Actually Libav, which did pretty much all API changes (as opposed to
additions), has migration guides:

https://wiki.libav.org/Migration/10
https://wiki.libav.org/Migration/11

Of course FFmpeg merged only the git commits, but (apparently) didn't
provide any migration guides.

I think there were also ideas to provide more examples, such as for
libavresample in order to make the lavc resampler deprecation easier.
Not sure what happened to this.

At least FFmpeg has a resampler example:

http://git.videolan.org/?p=ffmpeg.git;a=blob;f=doc/examples/resampling_audio.c

> [...]
> > > >> Better documentation would surely be helpful.
> > > > 
> > > > Many of these are non-trivial. Project authors either update their
> > > > code, or the project dies. It's simple. If you don't want this, keep an
> > > > old ffmpeg/libav package around for them. But you distro peoples want a
> > > > single libavcodec package, no matter how much this fucking tortures
> > > > everyone.
> > > 
> > > So instead of keeping a little bit of deprecated code, everyone should
> > > keep multiple copies of libavcodec?
> > > This is several orders of magnitude worse.
> > 
> > Why is it worse? Disk space is very cheap, and the libs aren't that big
> > after all. But I know, you distro folks would rather waste a lot of
> > time trying to make all projects use the same libs, instead of going
> > the easy way.
> 
> Yes, we do. Once the initial porting work is done, we can fix security
> issues and other bugs in one place, by updating one package. That's
> a big maintenance win.

Applying a single patch to 2 very similar codebases is very simple.
Uploading multiple packages automatically surely is trivial.

Keep in mind that a FFmpeg maintainer would have to do the same thing.

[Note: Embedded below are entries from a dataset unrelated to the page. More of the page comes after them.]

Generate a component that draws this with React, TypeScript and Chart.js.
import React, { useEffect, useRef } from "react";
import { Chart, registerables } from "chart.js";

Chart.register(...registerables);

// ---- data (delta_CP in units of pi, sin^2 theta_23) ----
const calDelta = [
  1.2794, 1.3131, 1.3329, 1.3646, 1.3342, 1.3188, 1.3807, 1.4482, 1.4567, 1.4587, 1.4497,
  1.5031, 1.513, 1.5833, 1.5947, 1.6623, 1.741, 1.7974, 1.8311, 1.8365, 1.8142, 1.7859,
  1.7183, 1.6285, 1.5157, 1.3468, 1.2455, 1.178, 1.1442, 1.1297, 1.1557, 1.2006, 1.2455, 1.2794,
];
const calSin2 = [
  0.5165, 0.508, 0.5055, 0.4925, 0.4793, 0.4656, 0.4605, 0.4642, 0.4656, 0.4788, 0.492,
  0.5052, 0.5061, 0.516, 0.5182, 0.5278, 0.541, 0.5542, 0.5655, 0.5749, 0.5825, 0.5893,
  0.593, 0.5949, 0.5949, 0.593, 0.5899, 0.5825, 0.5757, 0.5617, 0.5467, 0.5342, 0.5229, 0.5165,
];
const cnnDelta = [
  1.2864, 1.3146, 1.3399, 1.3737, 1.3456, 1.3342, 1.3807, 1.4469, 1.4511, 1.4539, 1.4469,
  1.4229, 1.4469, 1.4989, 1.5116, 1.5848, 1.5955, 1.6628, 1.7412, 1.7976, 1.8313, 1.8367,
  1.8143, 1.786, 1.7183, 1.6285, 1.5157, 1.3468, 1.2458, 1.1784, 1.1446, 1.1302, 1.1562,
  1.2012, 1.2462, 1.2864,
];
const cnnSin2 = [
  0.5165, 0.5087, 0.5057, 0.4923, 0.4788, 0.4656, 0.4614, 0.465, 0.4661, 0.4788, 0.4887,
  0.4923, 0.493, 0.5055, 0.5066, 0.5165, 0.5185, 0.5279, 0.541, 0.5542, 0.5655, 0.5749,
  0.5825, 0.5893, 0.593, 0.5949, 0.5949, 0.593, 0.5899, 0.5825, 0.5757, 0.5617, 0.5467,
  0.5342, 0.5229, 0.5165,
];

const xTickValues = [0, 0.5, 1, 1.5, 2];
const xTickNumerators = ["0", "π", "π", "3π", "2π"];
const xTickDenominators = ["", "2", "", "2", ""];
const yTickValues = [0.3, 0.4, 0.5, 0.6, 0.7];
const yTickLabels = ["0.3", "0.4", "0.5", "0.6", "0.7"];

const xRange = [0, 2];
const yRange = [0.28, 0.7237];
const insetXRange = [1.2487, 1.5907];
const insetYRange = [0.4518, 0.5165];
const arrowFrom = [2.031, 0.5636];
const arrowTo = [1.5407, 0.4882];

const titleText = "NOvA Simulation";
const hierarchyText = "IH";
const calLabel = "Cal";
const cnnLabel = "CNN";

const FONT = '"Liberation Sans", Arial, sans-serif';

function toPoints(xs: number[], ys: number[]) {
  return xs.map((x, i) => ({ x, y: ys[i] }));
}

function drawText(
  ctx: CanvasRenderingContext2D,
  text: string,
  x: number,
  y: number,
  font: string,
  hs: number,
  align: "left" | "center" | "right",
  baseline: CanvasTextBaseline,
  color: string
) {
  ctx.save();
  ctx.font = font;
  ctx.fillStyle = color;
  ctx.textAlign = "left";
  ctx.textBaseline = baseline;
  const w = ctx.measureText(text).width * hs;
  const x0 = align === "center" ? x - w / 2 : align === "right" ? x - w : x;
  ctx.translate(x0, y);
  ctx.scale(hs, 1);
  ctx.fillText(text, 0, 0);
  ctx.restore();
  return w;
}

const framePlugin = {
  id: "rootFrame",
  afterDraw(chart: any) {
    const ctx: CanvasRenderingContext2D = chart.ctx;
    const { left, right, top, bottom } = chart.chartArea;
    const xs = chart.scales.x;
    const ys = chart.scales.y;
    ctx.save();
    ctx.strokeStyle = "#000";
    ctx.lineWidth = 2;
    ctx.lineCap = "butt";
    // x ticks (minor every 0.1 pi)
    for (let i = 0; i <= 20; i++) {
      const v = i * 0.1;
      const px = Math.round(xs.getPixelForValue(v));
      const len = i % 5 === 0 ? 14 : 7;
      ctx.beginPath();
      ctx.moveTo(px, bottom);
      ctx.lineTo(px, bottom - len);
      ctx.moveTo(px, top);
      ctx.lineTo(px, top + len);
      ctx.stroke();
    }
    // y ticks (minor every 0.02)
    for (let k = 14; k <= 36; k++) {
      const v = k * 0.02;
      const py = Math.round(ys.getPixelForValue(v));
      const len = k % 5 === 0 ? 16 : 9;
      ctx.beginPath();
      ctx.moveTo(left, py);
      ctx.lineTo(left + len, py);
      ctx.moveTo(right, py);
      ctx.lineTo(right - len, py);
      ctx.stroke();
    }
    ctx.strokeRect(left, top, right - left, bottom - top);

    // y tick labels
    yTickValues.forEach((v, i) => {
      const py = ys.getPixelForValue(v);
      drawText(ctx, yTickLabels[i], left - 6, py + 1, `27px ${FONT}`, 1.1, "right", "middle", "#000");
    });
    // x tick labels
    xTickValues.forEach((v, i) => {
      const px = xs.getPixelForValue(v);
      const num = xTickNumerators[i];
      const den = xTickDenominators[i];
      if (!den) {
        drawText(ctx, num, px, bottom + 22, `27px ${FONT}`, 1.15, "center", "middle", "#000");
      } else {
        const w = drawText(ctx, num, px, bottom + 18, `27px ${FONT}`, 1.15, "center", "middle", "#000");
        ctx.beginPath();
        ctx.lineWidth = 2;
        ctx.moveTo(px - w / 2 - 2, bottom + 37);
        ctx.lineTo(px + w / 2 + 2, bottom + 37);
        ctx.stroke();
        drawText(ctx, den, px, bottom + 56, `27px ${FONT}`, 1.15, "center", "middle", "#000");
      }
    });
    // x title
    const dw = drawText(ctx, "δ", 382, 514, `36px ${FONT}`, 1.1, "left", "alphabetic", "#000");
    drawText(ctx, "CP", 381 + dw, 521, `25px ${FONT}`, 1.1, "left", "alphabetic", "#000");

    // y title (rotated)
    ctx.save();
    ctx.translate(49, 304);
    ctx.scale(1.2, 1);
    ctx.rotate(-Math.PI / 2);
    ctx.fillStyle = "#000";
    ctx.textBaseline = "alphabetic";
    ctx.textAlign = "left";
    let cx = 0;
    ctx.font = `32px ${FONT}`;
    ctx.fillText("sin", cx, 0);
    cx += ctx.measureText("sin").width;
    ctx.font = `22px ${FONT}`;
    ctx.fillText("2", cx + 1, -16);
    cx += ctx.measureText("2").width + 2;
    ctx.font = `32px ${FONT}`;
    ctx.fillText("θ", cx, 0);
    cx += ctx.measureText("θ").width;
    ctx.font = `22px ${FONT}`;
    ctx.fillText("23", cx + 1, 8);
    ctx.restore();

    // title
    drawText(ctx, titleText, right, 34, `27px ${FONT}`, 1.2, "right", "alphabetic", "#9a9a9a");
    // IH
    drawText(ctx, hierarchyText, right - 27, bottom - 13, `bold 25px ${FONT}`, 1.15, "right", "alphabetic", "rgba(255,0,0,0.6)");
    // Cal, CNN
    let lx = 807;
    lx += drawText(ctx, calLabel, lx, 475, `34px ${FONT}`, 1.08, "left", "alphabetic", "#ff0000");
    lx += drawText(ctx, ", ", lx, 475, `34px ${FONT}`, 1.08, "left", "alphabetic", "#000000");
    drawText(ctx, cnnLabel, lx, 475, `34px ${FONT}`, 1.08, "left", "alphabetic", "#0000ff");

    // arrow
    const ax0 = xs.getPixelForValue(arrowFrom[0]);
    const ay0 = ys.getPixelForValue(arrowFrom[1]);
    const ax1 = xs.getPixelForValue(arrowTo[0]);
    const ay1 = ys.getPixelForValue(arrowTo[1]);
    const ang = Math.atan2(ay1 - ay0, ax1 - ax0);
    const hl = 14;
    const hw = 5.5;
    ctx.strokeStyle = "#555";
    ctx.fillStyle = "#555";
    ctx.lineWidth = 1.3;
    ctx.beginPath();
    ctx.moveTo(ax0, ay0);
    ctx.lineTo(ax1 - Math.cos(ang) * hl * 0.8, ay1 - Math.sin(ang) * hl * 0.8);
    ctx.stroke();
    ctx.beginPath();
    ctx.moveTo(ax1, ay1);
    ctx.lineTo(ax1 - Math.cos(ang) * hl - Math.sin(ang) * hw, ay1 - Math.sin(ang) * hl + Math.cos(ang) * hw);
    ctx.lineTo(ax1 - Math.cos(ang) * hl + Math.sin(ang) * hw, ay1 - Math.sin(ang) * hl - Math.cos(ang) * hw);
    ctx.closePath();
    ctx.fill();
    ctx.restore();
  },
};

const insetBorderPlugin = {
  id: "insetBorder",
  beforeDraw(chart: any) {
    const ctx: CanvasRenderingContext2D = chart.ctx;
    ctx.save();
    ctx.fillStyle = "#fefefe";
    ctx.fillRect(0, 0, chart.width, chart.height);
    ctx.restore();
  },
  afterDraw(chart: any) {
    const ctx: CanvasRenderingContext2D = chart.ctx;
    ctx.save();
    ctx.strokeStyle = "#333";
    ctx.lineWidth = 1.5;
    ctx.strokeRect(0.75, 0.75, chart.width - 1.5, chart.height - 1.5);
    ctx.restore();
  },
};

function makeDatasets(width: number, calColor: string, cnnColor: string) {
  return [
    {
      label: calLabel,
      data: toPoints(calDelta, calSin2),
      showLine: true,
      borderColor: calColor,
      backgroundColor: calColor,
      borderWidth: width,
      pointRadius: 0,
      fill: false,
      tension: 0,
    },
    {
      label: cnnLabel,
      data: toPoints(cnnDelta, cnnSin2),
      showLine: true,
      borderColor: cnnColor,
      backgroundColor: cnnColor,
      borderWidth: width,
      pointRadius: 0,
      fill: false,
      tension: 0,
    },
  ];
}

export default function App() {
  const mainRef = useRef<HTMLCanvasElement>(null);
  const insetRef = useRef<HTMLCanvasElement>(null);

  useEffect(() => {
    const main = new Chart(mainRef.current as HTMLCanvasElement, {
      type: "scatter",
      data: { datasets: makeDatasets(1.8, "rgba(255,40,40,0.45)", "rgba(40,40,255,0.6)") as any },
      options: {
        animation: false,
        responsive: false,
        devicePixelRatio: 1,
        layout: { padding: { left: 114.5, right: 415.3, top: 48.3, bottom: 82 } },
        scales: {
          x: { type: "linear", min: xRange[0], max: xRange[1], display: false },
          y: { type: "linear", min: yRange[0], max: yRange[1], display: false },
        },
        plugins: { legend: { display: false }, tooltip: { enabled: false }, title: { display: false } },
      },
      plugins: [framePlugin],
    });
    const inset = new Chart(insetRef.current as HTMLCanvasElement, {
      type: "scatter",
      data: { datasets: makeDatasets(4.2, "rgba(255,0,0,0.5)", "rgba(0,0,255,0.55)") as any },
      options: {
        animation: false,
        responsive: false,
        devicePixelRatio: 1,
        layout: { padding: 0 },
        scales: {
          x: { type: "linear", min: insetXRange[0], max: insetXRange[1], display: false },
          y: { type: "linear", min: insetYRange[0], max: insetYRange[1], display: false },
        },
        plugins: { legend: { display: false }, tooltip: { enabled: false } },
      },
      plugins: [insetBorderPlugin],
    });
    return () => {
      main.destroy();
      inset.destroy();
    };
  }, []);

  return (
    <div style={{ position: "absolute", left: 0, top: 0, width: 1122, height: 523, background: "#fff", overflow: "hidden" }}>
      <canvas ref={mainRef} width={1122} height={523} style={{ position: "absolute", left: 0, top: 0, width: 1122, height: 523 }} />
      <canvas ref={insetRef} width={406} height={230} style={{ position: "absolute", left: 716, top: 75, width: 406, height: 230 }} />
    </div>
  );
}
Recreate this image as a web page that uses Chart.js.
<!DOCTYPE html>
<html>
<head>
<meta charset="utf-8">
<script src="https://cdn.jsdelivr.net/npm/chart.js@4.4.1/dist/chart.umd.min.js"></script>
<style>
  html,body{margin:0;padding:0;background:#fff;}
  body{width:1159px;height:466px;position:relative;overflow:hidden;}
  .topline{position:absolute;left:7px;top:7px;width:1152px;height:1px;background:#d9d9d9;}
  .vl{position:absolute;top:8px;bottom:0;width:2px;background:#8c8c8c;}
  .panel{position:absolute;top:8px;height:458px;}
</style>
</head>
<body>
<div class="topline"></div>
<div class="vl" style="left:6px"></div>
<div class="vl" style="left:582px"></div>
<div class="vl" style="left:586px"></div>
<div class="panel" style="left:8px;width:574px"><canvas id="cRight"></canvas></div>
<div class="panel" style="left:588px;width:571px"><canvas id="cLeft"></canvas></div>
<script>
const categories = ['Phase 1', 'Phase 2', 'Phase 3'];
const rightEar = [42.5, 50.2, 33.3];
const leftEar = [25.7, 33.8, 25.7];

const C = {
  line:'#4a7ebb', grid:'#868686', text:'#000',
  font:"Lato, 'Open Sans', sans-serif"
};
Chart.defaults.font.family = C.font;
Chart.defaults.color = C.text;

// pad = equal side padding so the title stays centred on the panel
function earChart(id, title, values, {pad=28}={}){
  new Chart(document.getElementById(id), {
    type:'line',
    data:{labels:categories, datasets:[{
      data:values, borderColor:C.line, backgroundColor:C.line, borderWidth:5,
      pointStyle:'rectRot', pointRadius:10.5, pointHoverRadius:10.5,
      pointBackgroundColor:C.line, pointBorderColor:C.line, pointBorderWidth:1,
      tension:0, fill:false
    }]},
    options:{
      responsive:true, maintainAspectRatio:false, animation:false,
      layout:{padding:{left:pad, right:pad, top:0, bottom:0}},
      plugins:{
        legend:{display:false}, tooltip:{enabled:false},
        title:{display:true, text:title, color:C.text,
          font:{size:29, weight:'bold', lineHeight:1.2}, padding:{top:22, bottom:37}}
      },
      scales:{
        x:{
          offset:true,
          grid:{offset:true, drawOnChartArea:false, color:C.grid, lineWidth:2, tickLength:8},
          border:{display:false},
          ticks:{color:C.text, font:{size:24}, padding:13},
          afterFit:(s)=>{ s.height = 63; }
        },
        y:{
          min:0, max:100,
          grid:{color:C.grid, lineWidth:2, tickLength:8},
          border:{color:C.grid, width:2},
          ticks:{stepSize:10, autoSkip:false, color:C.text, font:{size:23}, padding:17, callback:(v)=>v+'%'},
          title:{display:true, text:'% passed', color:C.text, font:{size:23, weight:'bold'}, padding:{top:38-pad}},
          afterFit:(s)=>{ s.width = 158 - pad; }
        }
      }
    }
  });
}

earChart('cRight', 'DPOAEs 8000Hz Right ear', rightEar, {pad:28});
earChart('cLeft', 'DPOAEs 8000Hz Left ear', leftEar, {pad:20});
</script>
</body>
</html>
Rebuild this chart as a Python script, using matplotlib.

> However, at least in Fedora, if a project can't be ported to current library
> APIs (for example because it's dead) then we either drop it or introduce
> a compat package with an older version of the library. There is strong
> preference for the first option though.
> 
> > By the way, why the hell do I have to have two versions of Qt and 2
> > versions of Python on my Debian system? These are much heavier than
> > libav*.
> 
> You're right, but there are also much more users of Qt and Python
> and there are (I think) much more extensive API changes between Qt 4 and
> 5, and between python-2.x and 3.x. They were also designed as parallel
> installable from the beginning.

So is it ok if FFmpeg changes more radically between releases, and
use different pkg-config names on each major (incompatible) bump?